___ Source data ___
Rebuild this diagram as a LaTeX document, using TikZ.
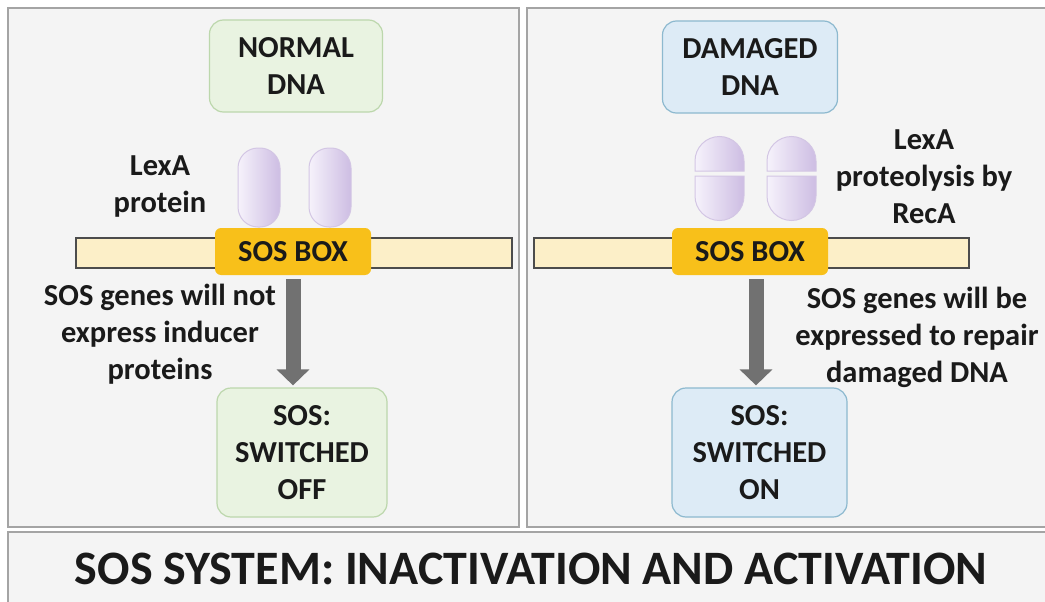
\documentclass[tikz,border=0pt]{standalone}
\usepackage{fontspec}
\setmainfont{Carlito}
\usetikzlibrary{positioning, arrows.meta, calc}

\definecolor{panelfill}{HTML}{F4F4F4}
\definecolor{paneledge}{HTML}{A4A4A4}
\definecolor{okfill}{HTML}{E9F3E1}
\definecolor{okedge}{HTML}{BCD7AC}
\definecolor{badfill}{HTML}{DDEBF6}
\definecolor{badedge}{HTML}{8DB9CF}
\definecolor{strandfill}{HTML}{FCEFC8}
\definecolor{strandedge}{HTML}{4C4C4C}
\definecolor{sosgold}{HTML}{F8C01A}
\definecolor{lexlight}{HTML}{F6F2FB}
\definecolor{lexdark}{HTML}{CDBDE3}
\definecolor{lexedge}{HTML}{D3C6E4}
\definecolor{arrowgray}{HTML}{717171}
\definecolor{ink}{HTML}{1A1A1A}

\tikzset{panel/.style={draw=paneledge,fill=panelfill,line width=1.5pt},
	label/.style={text=ink,align=center,font=\bfseries\fontsize{30.5}{37}\selectfont},
	statebox/.style={label,draw,rounded corners=14pt,line width=1.2pt},
	strand/.style={draw=strandedge,fill=strandfill,line width=1.5pt,minimum height=30pt,inner sep=0pt},
	sosbox/.style={label,fill=sosgold,rounded corners=6pt,minimum width=156pt,minimum height=47pt,inner sep=0pt},
	lexa/.style={draw=lexedge,line width=1pt,left color=lexlight,right color=lexdark},
	pill/.style={lexa,rounded corners=20pt,minimum width=42pt,minimum height=79pt,inner sep=0pt},
	fatarrow/.style={draw=arrowgray,line width=15pt,-{Triangle[length=16pt,width=32pt]}}}

\begin{document}
\begin{tikzpicture}[x=1pt,y=-1pt]
		\useasboundingbox (0,0) rectangle (1045,602);
		% Panels
		\path[panel] (8,8) rectangle (519,527);
		\path[panel] (527,8) rectangle (1047,527);
		\path[panel] (8,532) rectangle (1047,604);
		% Left side: normal DNA
		\node[statebox, fill=okfill, draw=okedge, minimum width=173pt, minimum height=92pt] (normal) at (296,66) {NORMAL\\DNA};
		\node[strand, minimum width=436pt] (strandL) at (294,253) {};
		\node[pill] (lexL1) at (259,187.5) {};
		\node[pill, right = 28pt of lexL1] (lexL2) {};
		\node[sosbox] (sosL) at (293,251.5) {SOS BOX};
		\node[label] (lexLtxt) at (160,187) {LexA\\protein};
		\node[statebox, fill=okfill, draw=okedge, minimum width=170pt, minimum height=129pt] (off) at (302,452.5) {SOS:\\SWITCHED\\OFF};
		\node[label] (noexpr) at (160,334) {SOS genes will not\\express inducer\\proteins};
		\draw[fatarrow, shorten <=4pt, shorten >=2pt] (sosL.south) -- (sosL.south |- off.north);
		% Right side: damaged DNA
		\node[statebox, fill=badfill, draw=badedge, minimum width=175pt, minimum height=92pt] (damaged) at (750,67) {DAMAGED\\DNA};
		\node[strand, minimum width=435pt] (strandR) at (751.5,253) {};
		\foreach \x in {695,767}{
			\draw[lexa] (\x,171) -- (\x,161) arc[start angle=180,end angle=360,radius=24.5] -- (\x+49,171) -- cycle;
			\draw[lexa] (\x,176) -- (\x,196) arc[start angle=180,end angle=0,radius=24.5] -- (\x+49,176) -- cycle;
		}
		\node[sosbox] (sosR) at (750,251.5) {SOS BOX};
		\node[label] (lexRtxt) at (924,177) {LexA\\proteolysis by\\RecA};
		\node[statebox, fill=badfill, draw=badedge, minimum width=175pt, minimum height=129pt] (on) at (759.5,452.5) {SOS:\\SWITCHED\\ON};
		\node[label] (expr) at (917,337) {SOS genes will be\\expressed to repair\\damaged DNA};
		\draw[fatarrow, shorten <=4pt, shorten >=2pt] ($(sosR.south)+(6,0)$) -- ($(sosR.south |- on.north)+(6,0)$);
		% Title
		\node[text=ink, font=\bfseries\fontsize{48}{52}\selectfont] (title) at (531,569) {SOS SYSTEM: INACTIVATION AND ACTIVATION};
	\end{tikzpicture}
\end{document}
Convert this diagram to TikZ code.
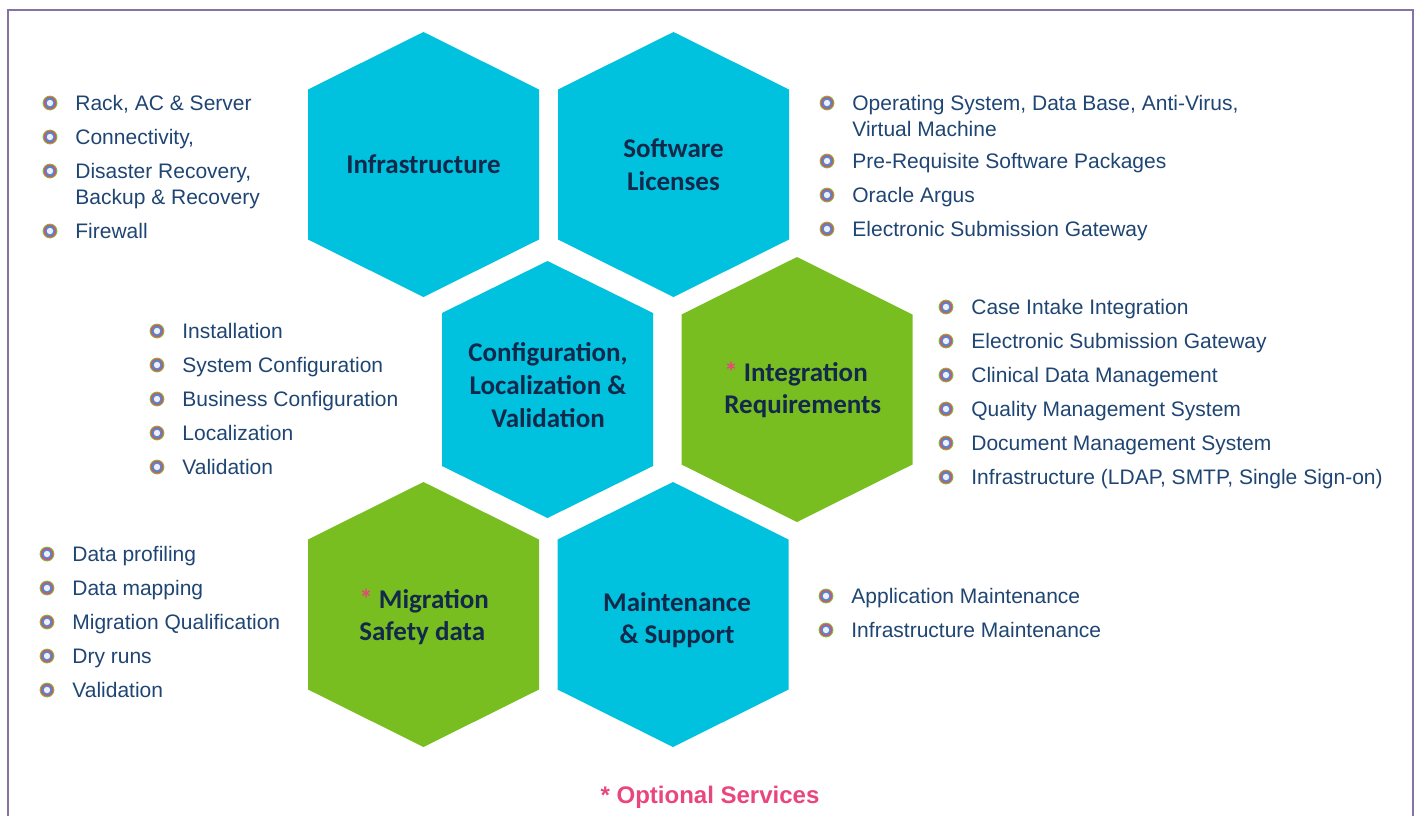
___
Instructions for the task |
Return each line exactly as written. Any picture gets left out.

In response |
Rebuild this diagram as a LaTeX document, using TikZ.
\documentclass[tikz,border=0pt]{standalone}
\usepackage{fontspec}
\setmainfont{Carlito}
\usetikzlibrary{positioning, arrows.meta, calc}

\definecolor{panelfill}{HTML}{F4F4F4}
\definecolor{paneledge}{HTML}{A4A4A4}
\definecolor{okfill}{HTML}{E9F3E1}
\definecolor{okedge}{HTML}{BCD7AC}
\definecolor{badfill}{HTML}{DDEBF6}
\definecolor{badedge}{HTML}{8DB9CF}
\definecolor{strandfill}{HTML}{FCEFC8}
\definecolor{strandedge}{HTML}{4C4C4C}
\definecolor{sosgold}{HTML}{F8C01A}
\definecolor{lexlight}{HTML}{F6F2FB}
\definecolor{lexdark}{HTML}{CDBDE3}
\definecolor{lexedge}{HTML}{D3C6E4}
\definecolor{arrowgray}{HTML}{717171}
\definecolor{ink}{HTML}{1A1A1A}

\tikzset{panel/.style={draw=paneledge,fill=panelfill,line width=1.5pt},
	label/.style={text=ink,align=center,font=\bfseries\fontsize{30.5}{37}\selectfont},
	statebox/.style={label,draw,rounded corners=14pt,line width=1.2pt},
	strand/.style={draw=strandedge,fill=strandfill,line width=1.5pt,minimum height=30pt,inner sep=0pt},
	sosbox/.style={label,fill=sosgold,rounded corners=6pt,minimum width=156pt,minimum height=47pt,inner sep=0pt},
	lexa/.style={draw=lexedge,line width=1pt,left color=lexlight,right color=lexdark},
	pill/.style={lexa,rounded corners=20pt,minimum width=42pt,minimum height=79pt,inner sep=0pt},
	fatarrow/.style={draw=arrowgray,line width=15pt,-{Triangle[length=16pt,width=32pt]}}}

\begin{document}
\begin{tikzpicture}[x=1pt,y=-1pt]
		\useasboundingbox (0,0) rectangle (1045,602);
		% Panels
		\path[panel] (8,8) rectangle (519,527);
		\path[panel] (527,8) rectangle (1047,527);
		\path[panel] (8,532) rectangle (1047,604);
		% Left side: normal DNA
		\node[statebox, fill=okfill, draw=okedge, minimum width=173pt, minimum height=92pt] (normal) at (296,66) {NORMAL\\DNA};
		\node[strand, minimum width=436pt] (strandL) at (294,253) {};
		\node[pill] (lexL1) at (259,187.5) {};
		\node[pill, right = 28pt of lexL1] (lexL2) {};
		\node[sosbox] (sosL) at (293,251.5) {SOS BOX};
		\node[label] (lexLtxt) at (160,187) {LexA\\protein};
		\node[statebox, fill=okfill, draw=okedge, minimum width=170pt, minimum height=129pt] (off) at (302,452.5) {SOS:\\SWITCHED\\OFF};
		\node[label] (noexpr) at (160,334) {SOS genes will not\\express inducer\\proteins};
		\draw[fatarrow, shorten <=4pt, shorten >=2pt] (sosL.south) -- (sosL.south |- off.north);
		% Right side: damaged DNA
		\node[statebox, fill=badfill, draw=badedge, minimum width=175pt, minimum height=92pt] (damaged) at (750,67) {DAMAGED\\DNA};
		\node[strand, minimum width=435pt] (strandR) at (751.5,253) {};
		\foreach \x in {695,767}{
			\draw[lexa] (\x,171) -- (\x,161) arc[start angle=180,end angle=360,radius=24.5] -- (\x+49,171) -- cycle;
			\draw[lexa] (\x,176) -- (\x,196) arc[start angle=180,end angle=0,radius=24.5] -- (\x+49,176) -- cycle;
		}
		\node[sosbox] (sosR) at (750,251.5) {SOS BOX};
		\node[label] (lexRtxt) at (924,177) {LexA\\proteolysis by\\RecA};
		\node[statebox, fill=badfill, draw=badedge, minimum width=175pt, minimum height=129pt] (on) at (759.5,452.5) {SOS:\\SWITCHED\\ON};
		\node[label] (expr) at (917,337) {SOS genes will be\\expressed to repair\\damaged DNA};
		\draw[fatarrow, shorten <=4pt, shorten >=2pt] ($(sosR.south)+(6,0)$) -- ($(sosR.south |- on.north)+(6,0)$);
		% Title
		\node[text=ink, font=\bfseries\fontsize{48}{52}\selectfont] (title) at (531,569) {SOS SYSTEM: INACTIVATION AND ACTIVATION};
	\end{tikzpicture}
\end{document}
Convert this diagram to TikZ code.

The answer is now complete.